Having done that, then there is the sub-committee which is composed of people from the locality, people who are not old age pensioners themselves, but people who are responsible to the extent that they are public representatives. It is only public representatives who can sit on that committee. These people have full local knowledge as to the value of the means of the farmer. But they sit bewildered because the pension officer, after his assessment of the calculation of means, gives in round figures what he estimates these at. If he is there—and he may not necessarily be there—when they ask how he has calculated certain items of stock set out his memorandum, and what value he puts on two cows, four cows, or one cow, or on a certain number of pigs, or on a certain number of poultry, he will refuse to answer.
I ask the House is that an honest attempt to enable a fair calculation of means to be estimated? You have a pension officer with no knowledge whatever of local conditions, but only instructions from the Minister for Finance or his Department upon the calculation of means. You have his sum total set down in round figures. That is submitted to the committee of representative people who know all about the business of their own locality, people who sit by right of statute in their position as a sub-committee to investigate pension claims. Yet the pension officer will refuse to discuss details as to how he estimates the means.
We then come to the next stage. The sub-committee having discussed or heard the case put forward by the applicant, and using their own commonsense judgment and practical experience as to the value in full of the applicant's income, estimate what they consider within the law should be the fair pension given to that person. I am speaking of this matter as one who has had ten years' experience at least. I do assert, subject of course to contradiction, that in most cases the amount submitted by the pension officer is doubted very much by the sub-committee and refuted by them, and in the majority of cases their calculation or estimate of the means is very much less.
We then come to the next stage. Regardless of what decision the sub-committee may come to, the pension officer's estimate will stand. The case is then submitted to the Appeals Board. There the most extraordinary injustice of all occurs. You have on the one hand the expert whose duty it is to examine the claimant's case, to write up all details of his case and furnish it according to the technical requirements of his training and of his office. You have on the other hand the unfortunate applicant whose only appeal consists of going before a collection of men sitting as a sub-committee. After that the sub-committee hears the evidence. The position is that that evidence is not taken down. They are not supplied with a secretary, whose duty it is to furnish a report, or with a stenographer who would take notes of the applicant's evidence. The decision come to by that committee as to the applicant's means is generally in contradiction to the decision or evidence of the pension officer. I want to have detailed information furnished according to the technique of his office by the pension officer who prepared that information at the dictation or request to the office of which he is a servant. On the other hand, there is merely the submission of the contradictory information of the subsidiary committee. The Department in this matter sit behind closed doors until the case is finally decided. The pension officer sits behind closed doors and the decision is given.
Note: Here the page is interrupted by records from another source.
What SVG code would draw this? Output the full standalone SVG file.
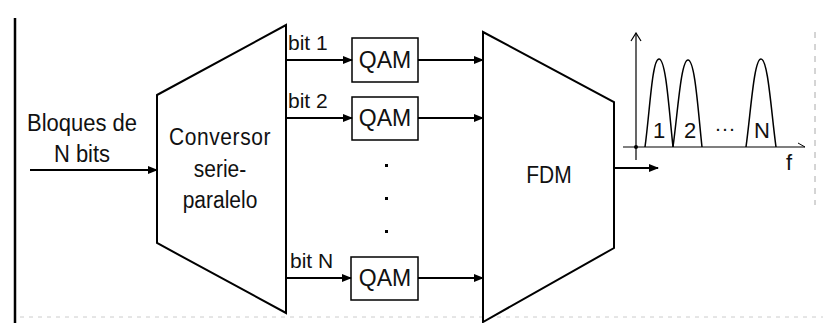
<svg xmlns="http://www.w3.org/2000/svg" width="823" height="323" viewBox="0 0 823 323">
<defs>
<marker id="ah" markerWidth="10" markerHeight="8" refX="9" refY="4" orient="auto" markerUnits="userSpaceOnUse">
<path d="M0,0 L10,4 L0,8 Z" fill="#000"/>
</marker>
<marker id="open" markerWidth="12" markerHeight="10" refX="6" refY="1" orient="0" markerUnits="userSpaceOnUse">
<path d="M1,9 L6,1 L11,9" fill="none" stroke="#000" stroke-width="1.2"/>
</marker>
</defs>
<style>
text{font-family:"Liberation Sans",Arial,sans-serif;font-size:21px;fill:#111}
.shape{fill:#fff;stroke:#000;stroke-width:2}
.box{fill:#fff;stroke:#000;stroke-width:1.5}
.wire{stroke:#000;stroke-width:1.8;fill:none}
.lobe{fill:none;stroke:#000;stroke-width:1.5}
.q{font-size:23px}
.s{font-size:22px}
</style>
<rect width="823" height="323" fill="#fff"/>
<line x1="15" y1="18" x2="15" y2="323" stroke="#000" stroke-width="2.5"/>
<line x1="815" y1="32" x2="815" y2="205" stroke="#aaa" stroke-width="1" stroke-dasharray="6,6"/>
<line x1="20" y1="317" x2="823" y2="317" stroke="#ccc" stroke-width="1" stroke-dasharray="4,5"/>

<g id="input-label">
<text class="s" x="82" y="131" text-anchor="middle" transform="matrix(1,0,0,1.1,0,-13.1)">Bloques de</text>
<text class="s" x="82" y="162" text-anchor="middle" transform="matrix(1,0,0,1.1,0,-16.2)">N bits</text>
</g>

<g id="conversor">
<polygon class="shape" points="157,95 286,25 286,313 157,243"/>
<text x="220" y="145" text-anchor="middle" letter-spacing="0.6" transform="matrix(1,0,0,1.12,0,-17.4)">Conversor</text>
<text x="220" y="177" text-anchor="middle" transform="matrix(1,0,0,1.12,0,-21.24)">serie-</text>
<text x="220" y="208" text-anchor="middle" transform="matrix(1,0,0,1.12,0,-24.96)">paralelo</text>
</g>

<g id="qam1">
<rect class="box" x="352" y="38" width="66" height="44"/>
<text class="q" x="385" y="68" text-anchor="middle">QAM</text>
</g>
<g id="qam2">
<rect class="box" x="352" y="97" width="66" height="43"/>
<text class="q" x="385" y="126" text-anchor="middle">QAM</text>
</g>
<g id="qamN">
<rect class="box" x="351" y="257" width="67" height="43"/>
<text class="q" x="385" y="286" text-anchor="middle">QAM</text>
</g>

<g id="dots" fill="#000">
<rect x="385" y="164" width="3" height="3"/>
<rect x="385" y="197" width="3" height="3"/>
<rect x="385" y="230" width="3" height="3"/>
</g>

<g id="fdm">
<polygon class="shape" points="483,32 614,102 614,248 483,322"/>
<text x="549" y="183" text-anchor="middle" transform="matrix(1,0,0,1.12,0,-21.96)">FDM</text>
</g>

<g id="connectors">
<line class="wire" x1="30" y1="170" x2="157" y2="170" marker-end="url(#ah)"/>
<line class="wire" x1="286" y1="60" x2="352" y2="60" marker-end="url(#ah)"/>
<line class="wire" x1="286" y1="118" x2="352" y2="118" marker-end="url(#ah)"/>
<line class="wire" x1="286" y1="278" x2="351" y2="278" marker-end="url(#ah)"/>
<line class="wire" x1="418" y1="60" x2="483" y2="60" marker-end="url(#ah)"/>
<line class="wire" x1="418" y1="118" x2="483" y2="118" marker-end="url(#ah)"/>
<line class="wire" x1="418" y1="278" x2="483" y2="278" marker-end="url(#ah)"/>
<line class="wire" x1="614" y1="168" x2="658" y2="168" marker-end="url(#ah)"/>
<text x="288" y="50">bit 1</text>
<text x="288" y="108">bit 2</text>
<text x="290" y="268">bit N</text>
</g>

<g id="spectrum">
<line x1="636" y1="160" x2="636" y2="33" stroke="#000" stroke-width="1.2" marker-end="url(#open)"/>
<line x1="623" y1="147" x2="805" y2="147" stroke="#000" stroke-width="1.2"/>
<path d="M798,143 L805,147" stroke="#000" stroke-width="1"/>
<circle cx="636" cy="147" r="2" fill="#000"/>
<path class="lobe" d="M645,147 C650,110 652,59 659,59 C666,59 669,110 673,147"/>
<path class="lobe" d="M673,147 C678,110 681,60 688,60 C695,60 698,110 702,147"/>
<path class="lobe" d="M746,147 C751,110 754,59 761,59 C768,59 771,110 776,147"/>
<text class="s" x="659" y="138" text-anchor="middle">1</text>
<text class="s" x="690" y="138" text-anchor="middle">2</text>
<text x="725" y="135" text-anchor="middle">···</text>
<text class="s" x="762" y="138" text-anchor="middle">N</text>
<text class="s" x="789" y="170" text-anchor="middle">f</text>
</g>
</svg>
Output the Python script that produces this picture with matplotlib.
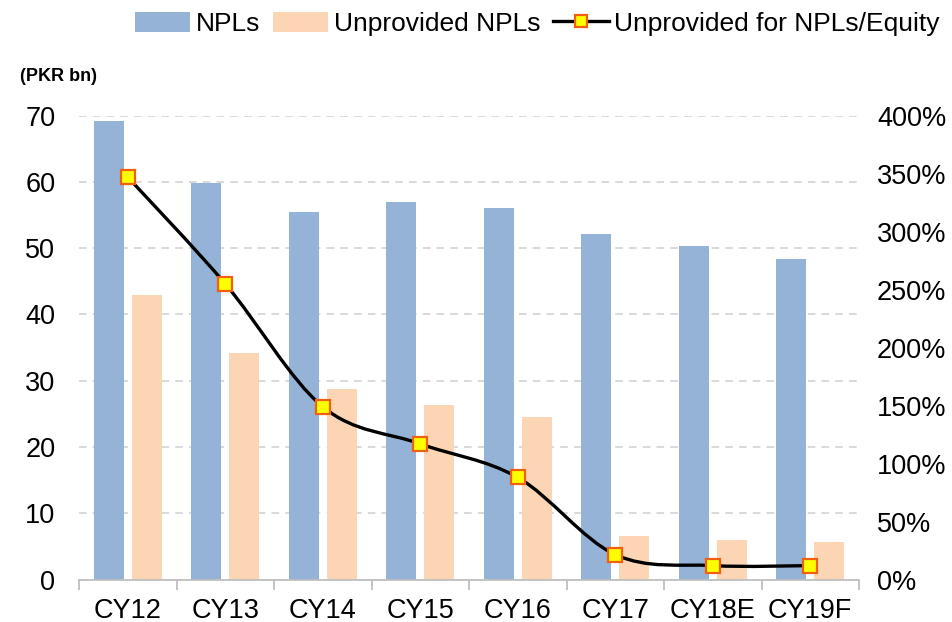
import numpy as np
import matplotlib.pyplot as plt
from matplotlib.path import Path
from matplotlib.patches import PathPatch, Patch
from matplotlib.lines import Line2D

plt.rcParams["font.family"] = ["Liberation Sans", "DejaVu Sans"]

categories = ["CY12", "CY13", "CY14", "CY15", "CY16", "CY17", "CY18E", "CY19F"]
npls = [69.2, 59.9, 55.5, 56.9, 56.1, 52.2, 50.4, 48.4]
unprovided = [43.0, 34.2, 28.8, 26.4, 24.6, 6.5, 6.0, 5.7]
unprov_equity = [347, 255, 149, 117, 88, 21.5, 12, 12]  # percent

BLUE = "#95B3D7"
PEACH = "#FCD5B5"


def smooth_path(xs, ys):
    # Excel-style smoothed line: Catmull-Rom converted to cubic Bezier
    pts = np.column_stack([xs, ys]).astype(float)
    n = len(pts)
    verts = [pts[0]]
    codes = [Path.MOVETO]
    for i in range(n - 1):
        p0 = pts[max(i - 1, 0)]
        p1 = pts[i]
        p2 = pts[i + 1]
        p3 = pts[min(i + 2, n - 1)]
        c1 = p1 + (p2 - p0) / 6.0
        c2 = p2 - (p3 - p1) / 6.0
        verts += [c1, c2, p2]
        codes += [Path.CURVE4] * 3
    return Path(verts, codes)


fig = plt.figure(figsize=(9.53, 6.22), dpi=100)
ax = fig.add_axes([0.0829, 0.0683, 0.8185, 0.7457])
x = np.arange(len(categories))
w = 0.31
ax.bar(x - 0.195, npls, w, color=BLUE, zorder=2)
ax.bar(x + 0.195, unprovided, w, color=PEACH, zorder=2)

ax.set_xlim(-0.5, len(categories) - 0.5)
ax.set_ylim(0, 70)
ax.set_yticks(range(0, 71, 10))
ax.yaxis.grid(True, color="#D0D0D0", linestyle=(0, (5, 4)), linewidth=1.1, zorder=0)
ax.set_axisbelow(True)
for s in ["top", "right", "left"]:
    ax.spines[s].set_visible(False)
ax.spines["bottom"].set_color("#BFBFBF")
ax.spines["bottom"].set_linewidth(1.3)
ax.set_xticks(x)
ax.set_xticklabels(categories)
ax.set_xticks(np.arange(-0.5, len(categories), 1), minor=True)
ax.tick_params(axis="x", which="major", length=0, labelsize=19.5, pad=13)
ax.tick_params(axis="x", which="minor", length=7, color="#BFBFBF", width=1.3)
ax.tick_params(axis="y", length=0, labelsize=19.5, pad=17)

ax2 = ax.twinx()
ax2.set_ylim(0, 400)
ax2.set_yticks(range(0, 401, 50))
ax2.set_yticklabels([f"{v}%" for v in range(0, 401, 50)])
ax2.tick_params(axis="y", length=0, labelsize=19.5, pad=13)
for s in ax2.spines.values():
    s.set_visible(False)
ax2.add_patch(PathPatch(smooth_path(x, unprov_equity), fill=False,
                        edgecolor="black", linewidth=2.4, zorder=3))
ax2.plot(x, unprov_equity, linestyle="none", marker="s", markersize=9.5,
         markerfacecolor="#FFFF00", markeredgecolor="#F06010",
         markeredgewidth=1.6, zorder=4)

fig.text(0.021, 0.877, "(PKR bn)", fontsize=13, fontweight="bold", va="center")

handles = [
    Patch(facecolor=BLUE, edgecolor="none"),
    Patch(facecolor=PEACH, edgecolor="none"),
    Line2D([], [], color="black", linewidth=2.4, marker="s", markersize=9,
           markerfacecolor="#FFFF00", markeredgecolor="#F06010", markeredgewidth=1.6),
]
fig.legend(handles, ["NPLs", "Unprovided NPLs", "Unprovided for NPLs/Equity"],
           loc="center right", bbox_to_anchor=(0.997, 0.962), ncol=3, frameon=False,
           fontsize=19, handlelength=2.1, handleheight=0.8, handletextpad=0.2,
           columnspacing=0.5, borderaxespad=0)

fig.savefig("out.png", dpi=100)
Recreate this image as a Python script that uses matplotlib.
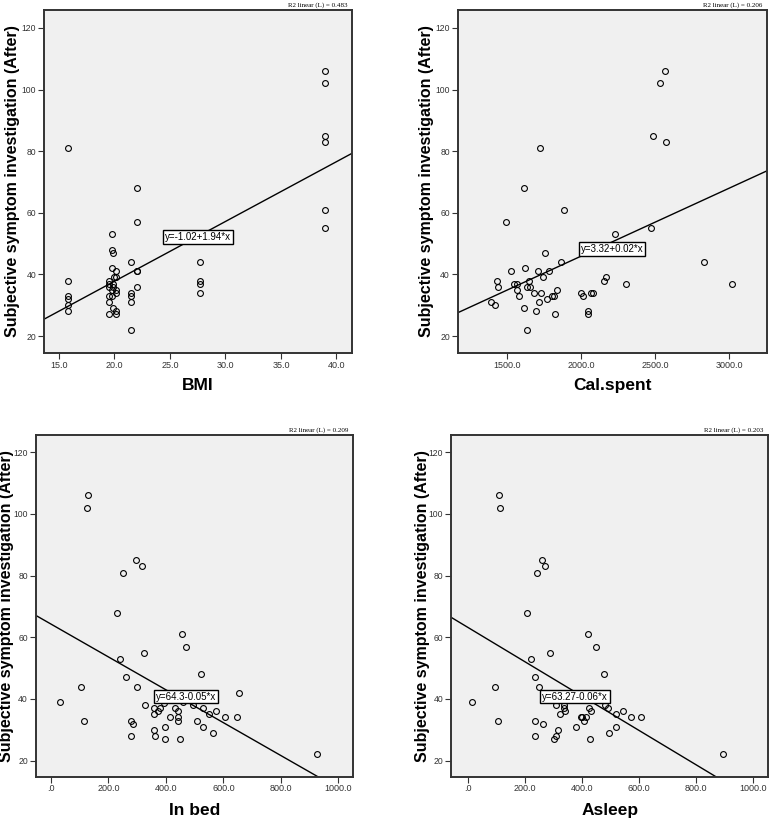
"""Scatter plots of symptom score against four predictors, with linear fits."""

import matplotlib
matplotlib.use("Agg")
import matplotlib.pyplot as plt
from matplotlib import font_manager

# --- data ------------------------------------------------------------------
bmi_x = [39.0, 39.0, 39.0, 39.0, 39.0, 39.0,
         15.8, 15.8, 15.8, 15.8, 15.8, 15.8,
         22.0, 22.0,
         19.8, 19.8, 19.9, 19.8, 20.1, 20.1,
         19.5, 19.5, 19.5, 19.8, 20.1, 20.1, 19.5, 19.5, 19.9, 20.1, 20.1, 19.5,
         19.9, 19.9, 20.0, 19.8,
         21.5, 22.0, 22.0, 22.0, 21.5, 21.5, 21.5, 21.5,
         27.7, 27.7, 27.7, 27.7]
bmi_y = [106, 102, 85, 83, 61, 55,
         81, 38, 33, 32, 30, 28,
         68, 57,
         53, 48, 47, 42, 41, 39,
         38, 37, 36, 35, 35, 34, 33, 31, 29, 28, 27, 27,
         37, 36, 39, 33,
         44, 41, 41, 36, 34, 33, 31, 22,
         44, 38, 37, 34]

cal_x = [2567, 2533, 2488, 2573, 1724, 1617, 1888, 1495, 2474, 2227,
         2010, 1758, 1866, 2832, 1621, 1527, 1711, 1785, 1742, 2171,
         2158, 1433, 1653, 1547, 1567, 2302, 3020, 1439, 1635, 1657,
         1570, 1841, 1684, 1733, 1998, 2070, 2084, 1583, 1803, 1819,
         2016, 1772, 1720, 1394, 1419, 1617, 1695, 2046, 1828, 2046,
         1635]
cal_y = [106, 102, 85, 83, 81, 68, 61, 57, 55, 53,
         48, 47, 44, 44, 42, 41, 41, 41, 39, 39,
         38, 38, 38, 37, 37, 37, 37, 36, 36, 36,
         35, 35, 34, 34, 34, 34, 34, 33, 33, 33,
         33, 32, 31, 31, 30, 29, 28, 28, 27, 27,
         22]

bed_x = [129, 125, 297, 318, 252, 230, 455, 469, 324, 239,
         523, 260, 104, 299, 653, 30, 373, 393, 329, 360,
         378, 373, 360, 433, 443, 495, 529, 574, 550, 607,
         646, 413, 441, 441, 116, 280, 284, 509, 398, 529,
         360, 565, 280, 362, 398, 450, 927, 420, 460]
bed_y = [106, 102, 85, 83, 81, 68, 61, 57, 55, 53,
         48, 47, 44, 44, 42, 39, 41, 38.6, 38, 37,
         37, 36, 35, 37, 36, 38, 37, 36, 35, 34,
         34, 34, 34, 33, 33, 33, 32, 33, 31, 31,
         30, 29, 28, 28, 27, 27, 22, 40, 39]

sleep_x = [110, 113, 259, 271, 242, 208, 421, 449, 289, 223,
           476, 237, 96, 249, 16, 464, 480, 492, 424, 337,
           336, 308, 431, 341, 545, 518, 324, 570, 605, 397,
           401, 415, 406, 237, 107, 265, 518, 379, 317, 496,
           310, 237, 302, 428, 895]
sleep_y = [106, 102, 85, 83, 81, 68, 61, 57, 55, 53,
           48, 47, 44, 44, 39, 41, 38, 37, 37, 38,
           37, 38, 36, 36, 36, 35, 35, 34, 34, 34,
           34, 34, 33, 33, 33, 32, 31, 31, 30, 29,
           28, 28, 27, 27, 22]

x_labels = ["BMI", "Cal.spent", "In bed", "Asleep"]
fit_intercepts = [-1.02, 1.7, 64.3, 63.27]
fit_slopes = [1.94, 0.0221, -0.0533, -0.0558]
fit_texts = ["y=-1.02+1.94*x", "y=3.32+0.02*x", "y=64.3-0.05*x", "y=63.27-0.06*x"]
r2_values = [0.483, 0.206, 0.209, 0.203]

x_ticks = [[15, 20, 25, 30, 35, 40],
           [1500, 2000, 2500, 3000],
           [0, 200, 400, 600, 800, 1000],
           [0, 200, 400, 600, 800, 1000]]
y_ticks = [20, 40, 60, 80, 100, 120]
y_label = "Subjective symptom investigation (After)"

# --- layout ----------------------------------------------------------------
W, H = 771, 822
# (left, top, right, bottom) in pixels
boxes_px = [(44, 10, 352, 353), (457.7, 10, 766.7, 353),
            (35.7, 435, 353.3, 776.7), (451, 435, 768.3, 776.7)]
x_limits = [(13.65, 41.4), (1170, 3252), (-53, 1052), (-58, 1052)]
y_limits = [(14.5, 125.8), (14.5, 125.8), (14.8, 125.6), (14.8, 125.6)]
eq_pos = [(27.5, 52), (2210, 48.3), (469, 40.8), (376.7, 40.8)]
ylabel_x_px = [13, 426.7, 6.5, 422.5]
xlabel_y = [-0.096, -0.096, -0.1, -0.1]

installed = {f.name for f in font_manager.fontManager.ttflist}
narrow = "Liberation Sans"
for cand in ("Liberation Sans Narrow", "DejaVu Sans Condensed"):
    if cand in installed:
        narrow = cand
        break

data = [(bmi_x, bmi_y), (cal_x, cal_y), (bed_x, bed_y), (sleep_x, sleep_y)]

fig = plt.figure(figsize=(W / 100, H / 100), dpi=100)


def tick_fmt(v):
    return ".0" if v == 0 else f"{v:.1f}"


for i, (xs, ys) in enumerate(data):
    l, t, r, b = boxes_px[i]
    ax = fig.add_axes([l / W, 1 - b / H, (r - l) / W, (b - t) / H])
    ax.set_facecolor("#f0f0f0")
    ax.plot(xs, ys, "o", ms=4.2, mfc="none", mec="black", mew=0.8, zorder=3)

    x0, x1 = x_limits[i]
    ax.plot([x0, x1],
            [fit_intercepts[i] + fit_slopes[i] * x0, fit_intercepts[i] + fit_slopes[i] * x1],
            color="black", lw=1.0, zorder=2)
    ax.set_xlim(x0, x1)
    ax.set_ylim(*y_limits[i])

    ax.text(*eq_pos[i], fit_texts[i], ha="center", va="center", fontsize=7,
            family=narrow, zorder=4,
            bbox=dict(boxstyle="square,pad=0.2", fc="white", ec="black", lw=1))
    ax.text(0.985, 1.005, f"R2 linear (L) = {r2_values[i]:.3f}", transform=ax.transAxes,
            ha="right", va="bottom", fontsize=5, family="Liberation Serif")

    ax.set_xticks(x_ticks[i])
    ax.set_xticklabels([tick_fmt(v) for v in x_ticks[i]], family=narrow, fontsize=6.5)
    ax.set_yticks(y_ticks)
    ax.set_yticklabels([str(v) for v in y_ticks], family=narrow, fontsize=6.2)
    ax.tick_params(length=4, width=0.8, pad=1.5, colors="#333333")
    for side in ("top", "right", "left", "bottom"):
        ax.spines[side].set_linewidth(1.4)
        ax.spines[side].set_color("#333333")

    ax.set_xlabel(x_labels[i], family=narrow, fontweight="bold", fontsize=12.5, va="center")
    ax.xaxis.set_label_coords(0.5, xlabel_y[i])
    ax.set_ylabel(y_label, family=narrow, fontweight="bold", fontsize=11.5, va="center")
    ax.yaxis.set_label_coords((ylabel_x_px[i] - l) / (r - l), 0.5)

fig.savefig("out.png", dpi=100)
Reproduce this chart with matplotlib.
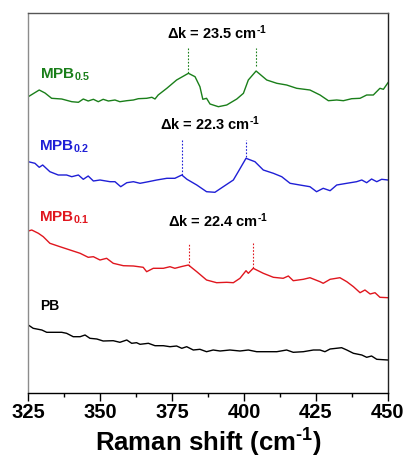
import numpy as np
import matplotlib
matplotlib.use("Agg")
import matplotlib.pyplot as plt
from matplotlib.ticker import MultipleLocator

plt.rcParams['font.family'] = ['Liberation Sans', 'DejaVu Sans']
# all math text in this figure is bold Arial-like
plt.rcParams['mathtext.fontset'] = 'custom'
plt.rcParams['mathtext.rm'] = 'Liberation Sans:bold'
plt.rcParams['mathtext.it'] = 'Liberation Sans:bold'
plt.rcParams['mathtext.bf'] = 'Liberation Sans:bold'

# Raman spectra (wavenumber in cm-1, intensity in a.u., stacked)
wn_05 = [325.1, 328.9, 330.9, 333.2, 336.7, 340.2, 342.5, 344.2, 345.9, 347.7, 349.4, 351.1,
         352.9, 355.2, 356.9, 359.3, 361.6, 363.3, 366.2, 368.0, 369.1, 370.2, 373.2, 376.6,
         380.7, 383.0, 384.7, 385.7, 387.0, 388.2, 391.1, 394.0, 397.5, 399.8, 401.5, 404.2,
         407.9, 411.4, 414.8, 418.3, 422.9, 426.4, 429.3, 432.2, 434.5, 437.4, 440.3, 442.6,
         444.9, 447.2, 448.4, 450.0]
int_05 = [296.3, 303, 300, 294.7, 294, 291.3, 290.7, 294, 292, 293.7, 291.3, 293.7,
          292, 293, 291.3, 292.3, 293, 294.3, 294.7, 295.7, 294, 298, 304.7, 313,
          319.7, 316.3, 306.3, 293.7, 294.7, 289, 286.3, 288, 294, 299.7, 313, 322,
          313, 309.7, 308, 304.7, 303, 298, 292.3, 293, 292.3, 294.3, 294.7, 298,
          298, 304.7, 303.7, 310.3]

wn_02 = [325.1, 327.4, 328.9, 330.1, 332.6, 335.5, 338.4, 340.2, 342.5, 344.2, 345.9, 347.7,
         350.0, 353.5, 355.2, 357.2, 359.3, 361.6, 363.9, 366.8, 369.7, 373.2, 376.0, 378.4,
         380.2, 383.6, 387.0, 389.9, 392.8, 396.3, 398.0, 400.7, 403.8, 406.7, 410.2, 413.1,
         416.0, 419.4, 422.9, 425.2, 427.5, 429.9, 432.2, 435.7, 439.1, 440.9, 442.6, 444.3,
         446.1, 447.8, 450.0]
int_02 = [231.3, 229.7, 225.7, 228, 221.3, 218, 218, 216.3, 218, 213.7, 217, 212,
          213, 211.3, 211.3, 206.3, 210.3, 211.3, 209.7, 211.3, 213, 214.7, 214.7, 218,
          213.7, 208, 201.3, 200.7, 206.3, 213, 221.3, 234.7, 231.3, 223, 219.7, 216.3,
          209.7, 208, 206.3, 201.3, 204.7, 202.3, 208, 209.7, 211.3, 213, 210.3, 214,
          211.3, 213.7, 213]

wn_01 = [325.1, 326.3, 328.6, 330.3, 332.6, 336.1, 339.6, 343.1, 345.9, 347.7, 350.0, 352.3,
         354.6, 358.1, 361.6, 365.0, 366.2, 368.5, 372.0, 374.3, 376.0, 378.4, 380.7, 383.6,
         387.0, 390.5, 394.0, 396.3, 398.6, 400.7, 401.5, 403.2, 406.7, 410.2, 413.6, 415.4,
         417.1, 420.6, 422.9, 426.4, 427.5, 429.9, 433.3, 435.7, 438.0, 440.3, 442.0, 443.8,
         445.5, 447.2, 450.0]
int_01 = [162, 163, 159.7, 156.3, 149.7, 146.3, 143, 139.7, 135.7, 136.3, 133, 134.7,
          129.7, 127.3, 127, 125.7, 121.3, 124.7, 124.7, 126.3, 124.7, 126.5, 128, 121.3,
          113, 110.3, 110.7, 110.3, 114.7, 122.3, 119.7, 124.7, 119.7, 115.7, 114.7, 117,
          112.3, 113.7, 115.3, 111.3, 109.7, 113.7, 115.3, 111.3, 106.3, 100.3, 103, 99,
          100.3, 95.7, 95.3]

wn_pb = [325.1, 326.8, 329.8, 331.5, 333.8, 336.7, 338.4, 340.7, 343.1, 344.8, 346.5, 348.9,
         351.1, 354.6, 356.9, 359.3, 361.0, 362.7, 363.9, 366.8, 369.1, 372.0, 374.3, 376.6,
         378.4, 380.1, 382.4, 384.7, 387.0, 389.3, 391.7, 395.1, 398.6, 401.5, 404.4, 407.9,
         411.4, 414.8, 417.1, 420.6, 424.1, 426.4, 428.1, 429.9, 433.9, 435.7, 438.0, 440.9,
         442.6, 444.3, 446.1, 450.0]
int_pb = [68, 64.7, 63, 60.7, 60.7, 60.7, 59.7, 56.3, 56.3, 58, 54.7, 54,
          52, 52.3, 50.7, 53, 49.7, 50.3, 48.7, 49.7, 47.3, 47.3, 46.3, 47,
          44.7, 46.3, 43, 43.7, 41.3, 43, 42, 43, 42, 43, 41.3, 41.3,
          41.3, 43, 40.7, 41.3, 43, 43, 41.3, 44, 45.3, 43, 39.7, 38,
          35.7, 37, 33.7, 33]

# peak positions marked with dotted lines (cm-1)
peaks_05 = [380.7, 404.2]
peaks_02 = [378.4, 400.7]
peaks_01 = [380.8, 403.2]

green = '#1a7f1a'
blue = '#1f1fd6'
red = '#e0161e'

cm1 = r'cm$^{\text{-}1}$'

fig = plt.figure(figsize=(4.07, 4.61), dpi=100)
ax = fig.add_axes([0.0688, 0.1475, 0.8845, 0.8243])

ax.plot(wn_05, int_05, color=green, lw=1.0)
ax.plot(wn_02, int_02, color=blue, lw=1.0)
ax.plot(wn_01, int_01, color=red, lw=1.0)
ax.plot(wn_pb, int_pb, color='black', lw=1.0)

ax.vlines(peaks_05, [320.3, 327], 345.3, colors=green, linestyles=(0, (1.5, 1.5)), lw=0.8)
ax.vlines(peaks_02, [218, 236], 253, colors=blue, linestyles=(0, (1.5, 1.5)), lw=0.8)
ax.vlines(peaks_01, [127, 125], 150.3, colors=red, linestyles=(0, (1.5, 1.5)), lw=0.8)

ax.text(390.5, 360, 'Δk = 23.5 ' + cm1, ha='center', va='center',
        fontsize=10.5, fontweight='bold')
ax.text(388.2, 269, 'Δk = 22.3 ' + cm1, ha='center', va='center',
        fontsize=10.5, fontweight='bold')
ax.text(391.0, 172, 'Δk = 22.4 ' + cm1, ha='center', va='center',
        fontsize=10.5, fontweight='bold')

ax.text(329.2, 314.7, r'$\mathrm{MPB}_{0.5}$', color=green, fontsize=11, va='baseline')
ax.text(328.8, 242.3, r'$\mathrm{MPB}_{0.2}$', color=blue, fontsize=11, va='baseline')
ax.text(328.9, 171.3, r'$\mathrm{MPB}_{0.1}$', color=red, fontsize=11, va='baseline')
ax.text(329.2, 83, 'PB', color='black', fontsize=10, fontweight='bold', va='baseline')

ax.set_xlim(325, 450)
ax.set_ylim(0, 380)
ax.set_yticks([])
ax.xaxis.set_major_locator(MultipleLocator(25))
ax.xaxis.set_minor_locator(MultipleLocator(12.5))
ax.tick_params(axis='x', which='major', direction='out', length=6, width=1, labelsize=14.5, pad=1.5)
ax.tick_params(axis='x', which='minor', direction='out', length=3, width=1)
for lab in ax.get_xticklabels():
    lab.set_fontweight('bold')

ax.spines['left'].set_color('#8c8c8c')
ax.spines['top'].set_color('#555555')
ax.spines['right'].set_color('#222222')
ax.spines['bottom'].set_color('black')
for s in ax.spines.values():
    s.set_linewidth(1.0)

ax.set_xlabel('Raman shift (' + cm1 + ')', fontsize=18.5, fontweight='bold', labelpad=3)

fig.savefig('out.png', dpi=100)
There you have a fair outline of the conditions under which the old age pension applicants labour from start to finish. I do not think that a more unfair or a more unjust application of any order of Government could exist than exits in the particular case of the old age pensioner. I listened to Deputy White. He referred to the injustice that existed in calculating as part of the income the stack of turf owned by the applicant. If that were the only injustice that existed I think it would be a very small detail. I have no doubt Deputy White is sincere in his objection and he has before his mind some cases in which a stack of turf did operate unjustly against the applicant. But I have in mind a series of cases accumulated that would justify me in making a considered statement from my ten years' experience as a member of a sub-committee of pensions. I submit that the whole administration of old age pensions is biassed and unjust as far as the applicants are concerned.
If my objection consisted as Deputy White's of minor cases such as the value of a stack of turf I might consider that it would be sufficient to raise my voice and mention these matters to have them corrected, but I am afraid that Deputy White in confining himself to that minor objection lacked the experience of one or two years which would be necessary on an old age pension committee, to show him that the objection did not consist in the unjust valuation of a stack of turf but in the unjust administration of the whole Act by the State. I do not like to go into the whole matter. Probably it would be wearisome, but there is just this one other item to which I would like to refer and it is this, that again the bias of officialism towards old age pension applicants is very evident. When we come to deal with the case of the claimant and his difficulties, I can show legitimate difficulties in procuring the requisite evidence of age.
Recently there was an instance—one of a number—where an applicant could not find his age in the official records. At the time of his application he was resident in County Leitrim, but he was born in an adjoining county, and any reference to his age could only be found in the parish register or possibly in the school. The man was an invalid, and his wife was comparatively aged like himself. They were people without means. The onus of proof as to age rested on them. I know that applicant's wife had to borrow that from her neighbours, a sum of money not very large, to enable her to pay the bus fare to a place within ten miles of the district in which alone she could find evidence as to the age of her husband. Having borrowed the money she walked the remainder of the journey. Having found some evidence of age, she started on her return journey, and she found herself deposited by the bus at eleven o'clock at night eleven miles from her own home, under conditions that some people would consider to be inhuman if applied to people of more vigorous years. I do assert that where cases of that sort arise that the machinery of the State, at not so much expense to the State, should be sufficient to enable investigations as to age in such cases to be carried out and undertaken by the pension officer or by some official method, rather than inflict undue hardship upon applicants. I refer to it as one item of a number of items of hardship that my experience of pension work for a number of years has given me. This whole question of the administration of old age pensions is worked in a biassed way by the Department to secure, as far as can be secured, regardless of what a man's means may be, the safeguarding, I suppose, the Minister for Finance would say of the general taxpayer. I do not think that the methods are right, and I hope the House will express itself in that direction when the vote is being taken.